I’m just going to set off on this one and see where I end up.
Where to start? Google, of course.
Wikipedia. Wisdom is ‘the ability to think or act using knowledge, experience, understanding, common sense and insight’. Sounds good.
But then Psychology Today. They think wisdom is hard to define but people generally recognize it when they encounter it. Adding it’s partly about understanding the uncertainties of life, as well as its ups and downs.
They also say intelligence isn’t enough for wisdom. It takes an ability to see the big picture, a sense of proportion and balance.
So knowledge is one thing, wisdom another. In fact, if it’s something to do with understanding uncertainties, maybe it’s about not knowing.
That sounds familiar.
Here we go. Confucius: “True wisdom is knowing what you don’t know”.
Even better, Socrates: “I know one thing: that I know nothing.” And he adds: “All wisdom begins with wondering”.
So is the route to Wisdom curiosity?
Where has mine taken me lately?
Michael Lewis’s new book, ‘The Undoing Project’, about Daniel Kahneman and Amos Tversky. In it he refers to Daryl Morey, general manager of the Houston Rockets, who started off his career as a consultant.
There he learnt that “a big part of a consultant’s job was to feign total certainty about uncertain things”. It taught him confidence was often “fraudulent”. Good word.

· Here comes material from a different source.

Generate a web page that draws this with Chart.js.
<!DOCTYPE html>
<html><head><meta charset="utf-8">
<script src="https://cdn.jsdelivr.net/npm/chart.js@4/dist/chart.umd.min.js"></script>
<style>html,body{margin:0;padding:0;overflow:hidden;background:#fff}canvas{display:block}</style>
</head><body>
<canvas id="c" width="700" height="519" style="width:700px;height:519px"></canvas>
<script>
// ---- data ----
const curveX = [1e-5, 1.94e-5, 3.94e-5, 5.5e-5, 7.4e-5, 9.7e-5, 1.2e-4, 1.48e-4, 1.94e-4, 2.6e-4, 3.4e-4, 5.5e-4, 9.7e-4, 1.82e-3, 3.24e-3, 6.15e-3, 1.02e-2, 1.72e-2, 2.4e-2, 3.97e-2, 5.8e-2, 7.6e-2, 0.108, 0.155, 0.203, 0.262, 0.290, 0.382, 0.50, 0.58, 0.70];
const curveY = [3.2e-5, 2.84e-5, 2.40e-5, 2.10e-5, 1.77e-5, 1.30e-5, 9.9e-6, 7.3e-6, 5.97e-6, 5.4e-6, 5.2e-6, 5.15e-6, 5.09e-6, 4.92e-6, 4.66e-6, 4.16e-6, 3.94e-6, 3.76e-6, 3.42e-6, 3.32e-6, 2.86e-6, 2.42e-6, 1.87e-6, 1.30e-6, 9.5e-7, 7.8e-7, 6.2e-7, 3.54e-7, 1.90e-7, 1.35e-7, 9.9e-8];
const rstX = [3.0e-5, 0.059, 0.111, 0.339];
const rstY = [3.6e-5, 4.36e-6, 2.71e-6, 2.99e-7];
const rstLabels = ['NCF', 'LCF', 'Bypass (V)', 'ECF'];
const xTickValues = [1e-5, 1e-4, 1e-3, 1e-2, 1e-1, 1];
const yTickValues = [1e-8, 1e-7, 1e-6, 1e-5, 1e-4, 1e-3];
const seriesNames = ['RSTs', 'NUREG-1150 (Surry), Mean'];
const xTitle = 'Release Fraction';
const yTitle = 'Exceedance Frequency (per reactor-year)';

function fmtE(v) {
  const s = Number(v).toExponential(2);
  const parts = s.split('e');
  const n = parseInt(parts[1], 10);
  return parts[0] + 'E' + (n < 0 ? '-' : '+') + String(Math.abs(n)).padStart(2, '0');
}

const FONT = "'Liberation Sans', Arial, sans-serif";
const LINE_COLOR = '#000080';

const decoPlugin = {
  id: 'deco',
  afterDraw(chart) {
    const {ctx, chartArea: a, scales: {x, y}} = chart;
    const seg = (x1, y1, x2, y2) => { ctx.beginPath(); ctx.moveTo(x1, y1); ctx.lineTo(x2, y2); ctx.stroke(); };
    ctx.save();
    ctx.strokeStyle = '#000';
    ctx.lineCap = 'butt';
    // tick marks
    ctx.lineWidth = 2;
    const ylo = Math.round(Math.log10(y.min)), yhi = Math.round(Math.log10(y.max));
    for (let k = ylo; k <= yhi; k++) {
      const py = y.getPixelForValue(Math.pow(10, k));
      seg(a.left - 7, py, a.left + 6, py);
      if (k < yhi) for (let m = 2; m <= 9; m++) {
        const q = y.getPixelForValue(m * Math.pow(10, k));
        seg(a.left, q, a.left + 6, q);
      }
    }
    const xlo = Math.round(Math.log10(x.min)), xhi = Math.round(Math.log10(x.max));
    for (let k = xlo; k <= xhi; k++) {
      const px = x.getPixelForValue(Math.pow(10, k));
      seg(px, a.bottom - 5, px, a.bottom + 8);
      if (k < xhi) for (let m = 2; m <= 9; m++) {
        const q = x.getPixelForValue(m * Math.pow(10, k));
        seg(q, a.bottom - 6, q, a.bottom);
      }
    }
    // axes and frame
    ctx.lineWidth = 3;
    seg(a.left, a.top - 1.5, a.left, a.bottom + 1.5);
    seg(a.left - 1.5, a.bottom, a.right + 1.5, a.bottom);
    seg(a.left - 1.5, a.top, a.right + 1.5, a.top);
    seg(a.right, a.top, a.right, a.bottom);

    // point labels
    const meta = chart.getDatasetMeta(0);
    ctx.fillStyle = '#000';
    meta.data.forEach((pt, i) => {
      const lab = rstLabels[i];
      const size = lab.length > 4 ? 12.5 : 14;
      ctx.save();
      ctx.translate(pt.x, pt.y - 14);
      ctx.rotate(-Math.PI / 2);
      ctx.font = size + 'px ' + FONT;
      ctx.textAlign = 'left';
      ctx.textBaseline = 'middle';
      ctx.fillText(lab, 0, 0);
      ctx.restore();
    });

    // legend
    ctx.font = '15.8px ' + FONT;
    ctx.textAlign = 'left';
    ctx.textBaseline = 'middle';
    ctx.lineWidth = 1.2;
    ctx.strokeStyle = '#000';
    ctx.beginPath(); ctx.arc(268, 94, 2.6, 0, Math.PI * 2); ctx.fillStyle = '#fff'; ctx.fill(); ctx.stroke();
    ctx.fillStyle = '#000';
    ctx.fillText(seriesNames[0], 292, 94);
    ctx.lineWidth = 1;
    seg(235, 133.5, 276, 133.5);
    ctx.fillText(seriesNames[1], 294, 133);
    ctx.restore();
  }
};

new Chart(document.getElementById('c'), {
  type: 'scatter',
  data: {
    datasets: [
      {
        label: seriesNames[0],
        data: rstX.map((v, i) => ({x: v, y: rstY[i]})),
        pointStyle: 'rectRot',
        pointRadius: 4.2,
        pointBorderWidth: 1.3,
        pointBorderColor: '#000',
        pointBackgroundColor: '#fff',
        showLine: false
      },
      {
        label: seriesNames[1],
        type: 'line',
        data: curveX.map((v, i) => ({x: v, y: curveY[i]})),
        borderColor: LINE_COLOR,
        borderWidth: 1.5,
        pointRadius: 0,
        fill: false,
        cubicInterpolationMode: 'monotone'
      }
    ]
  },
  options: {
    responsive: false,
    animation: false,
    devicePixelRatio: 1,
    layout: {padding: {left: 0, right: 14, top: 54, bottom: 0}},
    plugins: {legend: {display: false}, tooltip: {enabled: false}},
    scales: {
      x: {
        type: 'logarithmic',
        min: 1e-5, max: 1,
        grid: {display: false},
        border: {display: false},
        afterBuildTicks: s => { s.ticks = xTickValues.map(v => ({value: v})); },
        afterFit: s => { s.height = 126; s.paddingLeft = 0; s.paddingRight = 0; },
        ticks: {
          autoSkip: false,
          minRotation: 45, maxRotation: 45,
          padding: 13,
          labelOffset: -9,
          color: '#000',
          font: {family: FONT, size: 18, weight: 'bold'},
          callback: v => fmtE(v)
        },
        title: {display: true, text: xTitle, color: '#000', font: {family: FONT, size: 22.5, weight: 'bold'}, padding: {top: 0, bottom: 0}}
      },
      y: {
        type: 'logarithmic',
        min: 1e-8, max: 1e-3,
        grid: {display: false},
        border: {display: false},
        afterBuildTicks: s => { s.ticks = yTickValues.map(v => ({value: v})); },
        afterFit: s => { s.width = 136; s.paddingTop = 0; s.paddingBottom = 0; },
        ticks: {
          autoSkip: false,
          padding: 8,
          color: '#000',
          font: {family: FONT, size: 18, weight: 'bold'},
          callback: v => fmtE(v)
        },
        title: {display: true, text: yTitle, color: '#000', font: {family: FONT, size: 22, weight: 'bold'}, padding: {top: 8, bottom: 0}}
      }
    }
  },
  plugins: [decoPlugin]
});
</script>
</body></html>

Or exploring the whole question of how advertising works. A recent article that pushed me to Paul Feldwick’s book, ‘The Anatomy of Humbug’. He argues advertising can work in at least six different ways: Salesmanship, Seduction, Salience, Social Connection, Spin and Showbiz.
There’s a real head of steam at the moment behind the Salience explanation. But as Feldwick concludes, there’s always been a problem with this approach - no one really wants to follow it, neither clients nor agencies. Why not? Because it doesn’t make anyone look particularly clever.

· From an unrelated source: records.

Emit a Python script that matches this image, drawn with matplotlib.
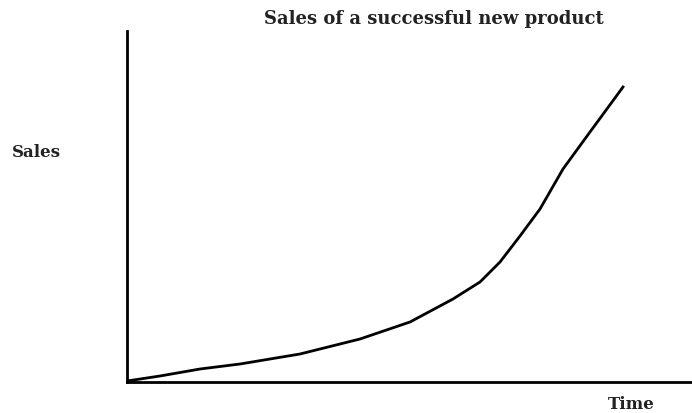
import matplotlib
matplotlib.use('Agg')
import matplotlib.pyplot as plt

# values (arbitrary units)
time = [0, 33, 73, 113, 173, 233, 283, 326, 353, 373, 393, 413, 436, 463, 496]
sales = [1, 6, 13, 18, 28, 43, 60, 83, 100, 120, 146, 173, 213, 250, 295]

fig = plt.figure(figsize=(6.92, 4.14), dpi=100)
ax = fig.add_axes([127/692, 31/414, 1 - 127/692, 351/414])

ax.plot(time, sales, color='black', lw=2, solid_joinstyle='round')
ax.set_xlim(0, 565)
ax.set_ylim(0, 351)
ax.set_xticks([])
ax.set_yticks([])
for s in ['top', 'right']:
    ax.spines[s].set_visible(False)
for s in ['left', 'bottom']:
    ax.spines[s].set_linewidth(2)

font = dict(family='DejaVu Serif', weight='bold', color='#222222')
fig.text(434/692, 1 - 19/414, 'Sales of a successful new product', ha='center', va='center', fontsize=13, **font)
fig.text(12/692, 1 - 153/414, 'Sales', ha='left', va='center', fontsize=12, **font)
fig.text(608/692, 1 - 405/414, 'Time', ha='left', va='center', fontsize=12, **font)

fig.savefig('out.png', dpi=100)
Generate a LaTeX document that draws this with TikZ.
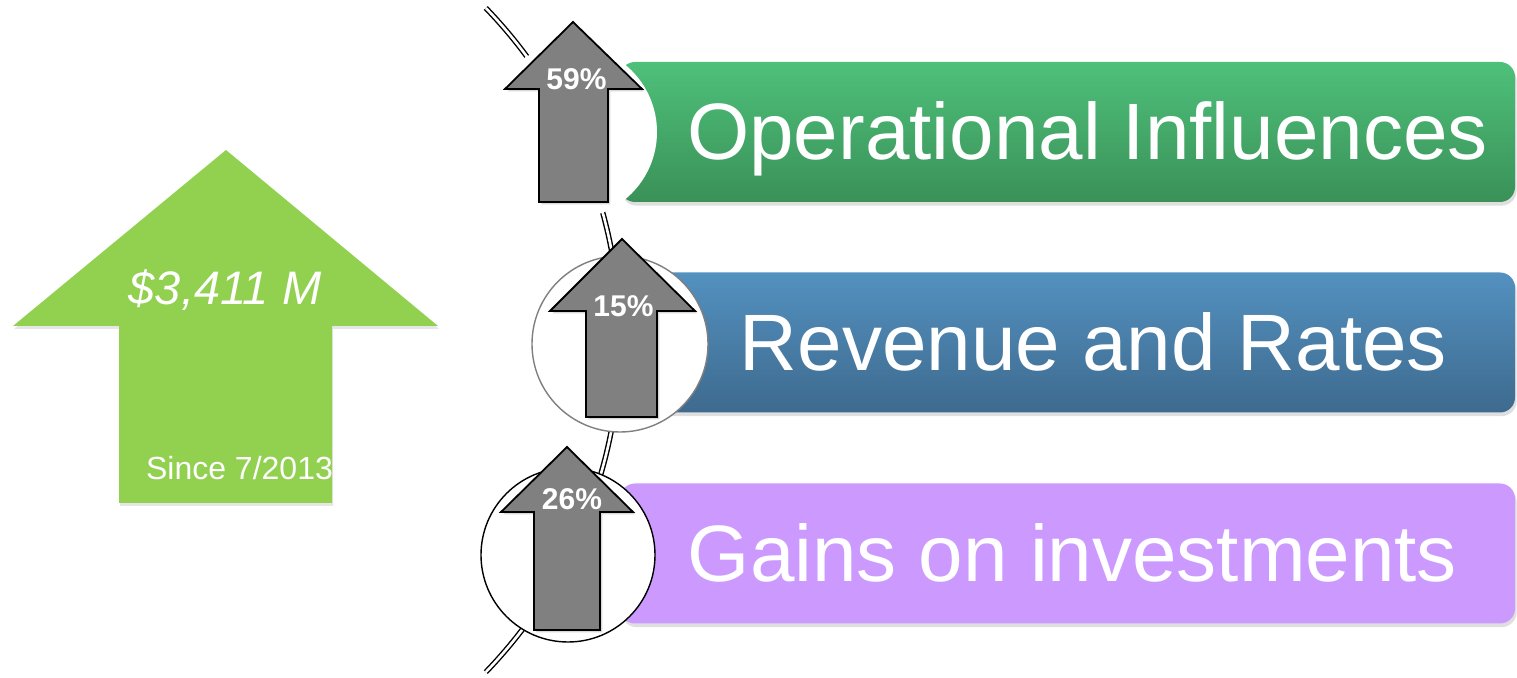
\documentclass[tikz,border=0pt]{standalone}
\usepackage{fontspec}
\setmainfont{Liberation Sans}
\usetikzlibrary{shadows}
\definecolor{biggreen}{HTML}{92D050}
\definecolor{gtop}{HTML}{4EC07A}
\definecolor{gbot}{HTML}{3A9158}
\definecolor{btop}{HTML}{5391C0}
\definecolor{bbot}{HTML}{3E6A8E}
\definecolor{purp}{HTML}{CC99FF}
\definecolor{arrgray}{HTML}{808080}
\definecolor{ringgray}{HTML}{7F7F7F}
\tikzset{
  barbox/.style={rectangle, rounded corners=7.5pt, minimum width=447.5pt, minimum height=70pt, inner sep=0pt,
    drop shadow={opacity=0.25, shadow xshift=0.8pt, shadow yshift=-1.8pt}},
  ringbox/.style={circle, inner sep=0pt, fill=white, line width=0.7pt},
  grayarrow/.style={fill=arrgray, draw=black, line width=0.9pt, line join=miter,
    drop shadow={opacity=0.3, shadow xshift=1.2pt, shadow yshift=-1.2pt}},
  bartext/.style={text=white, anchor=base, font=\fontsize{40}{48}\selectfont, inner sep=0pt},
  pcttext/.style={text=white, anchor=base, font=\bfseries\fontsize{15}{18}\selectfont, inner sep=0pt},
  arcline/.style={draw=black, double=white, line width=0.7pt, double distance=1.3pt}
}
\begin{document}
\begin{tikzpicture}[x=0.5pt,y=-0.5pt]
\useasboundingbox (0,0) rectangle (1517,678);
% big green arrow
\fill[biggreen, drop shadow={opacity=0.2, shadow xshift=0.6pt, shadow yshift=-1.5pt}]
  (226,150) -- (438,326) -- (332,326) -- (332,503) -- (119,503) -- (119,326) -- (13,326) -- cycle;
\node[text=white, anchor=base, inner sep=0pt, font=\itshape\fontsize{23.5}{28}\selectfont] (total) at (225,305) {\$3,411 M};
\node[text=white, anchor=base, inner sep=0pt, font=\fontsize{16}{19}\selectfont] (since) at (239.5,480) {Since 7/2013};
% arc
\coordinate (arcstart) at (485.8,8);
\draw[arcline] (arcstart) arc[start angle=44, end angle=-44, radius=239pt];
% bars
\node[barbox, top color=gtop, bottom color=gbot] (ops) at (1067.5,132) {};
\node[barbox, top color=btop, bottom color=bbot] (rev) at (1067.5,342.5) {};
\node[barbox, fill=purp] (gain) at (1067.5,553.5) {};
% rings
\node[ringbox, minimum size=87pt] (c1) at (570,132) {};
\node[ringbox, draw=ringgray, minimum size=88pt] (c2) at (620,344) {};
\node[ringbox, draw=black, minimum size=87pt] (c3) at (568,555) {};
% gray arrows
\path[grayarrow] (573,22) -- (642,89) -- (608,89) -- (608,202) -- (539,202) -- (539,89) -- (505,89) -- cycle;
\path[grayarrow] (622,239) -- (695,311) -- (657,311) -- (657,417) -- (586,417) -- (586,311) -- (550,311) -- cycle;
\path[grayarrow] (567,447) -- (633,512) -- (600,512) -- (600,630) -- (534,630) -- (534,512) -- (501,512) -- cycle;
\node[pcttext] (p1) at (576.5,90) {59\%};
\node[pcttext] (p2) at (623.5,317) {15\%};
\node[pcttext] (p3) at (572,510) {26\%};
% bar texts
\node[bartext] (t1) at (1087.5,160) {Operational Influences};
\node[bartext] (t2) at (1093.5,371) {Revenue and Rates};
\node[bartext] (t3) at (1072.5,582) {Gains on investments};
\end{tikzpicture}
\end{document}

So true, isn’t it? Certain people in certain situations certainly want to look clever. They want to feel knowledgeable. Discernment.
But do people want to look or feel wise? Is it really a need? Or is it something some people just are? Like, don’t tell me you’re a comedian, tell me a joke.
Well, to tell a joke you have to write a joke. How do you do that?
Tim Vine says he often works backwards. “I hear punchlines in everyday conversation and think, ‘How could we get there in a different way?’ If someone says, ‘Serves him right,’ I’ll think, ‘Right, OK… A friend of mine’s got a left arm missing. Serves him right.’ ”
How to get there in a different way? If that’s the answer, what’s the question?
What I’m really looking for is an insight. Not so much what Wisdom is, but what gets in its way.
Maybe knowledge is the obstacle. The accepted wisdom.
Or maybe the problem is wanting to look smart. Does Wisdom care?
And I bet confidence can be a real roadblock. Wisdom is humbler than that.
I think I’m going to keep on looking.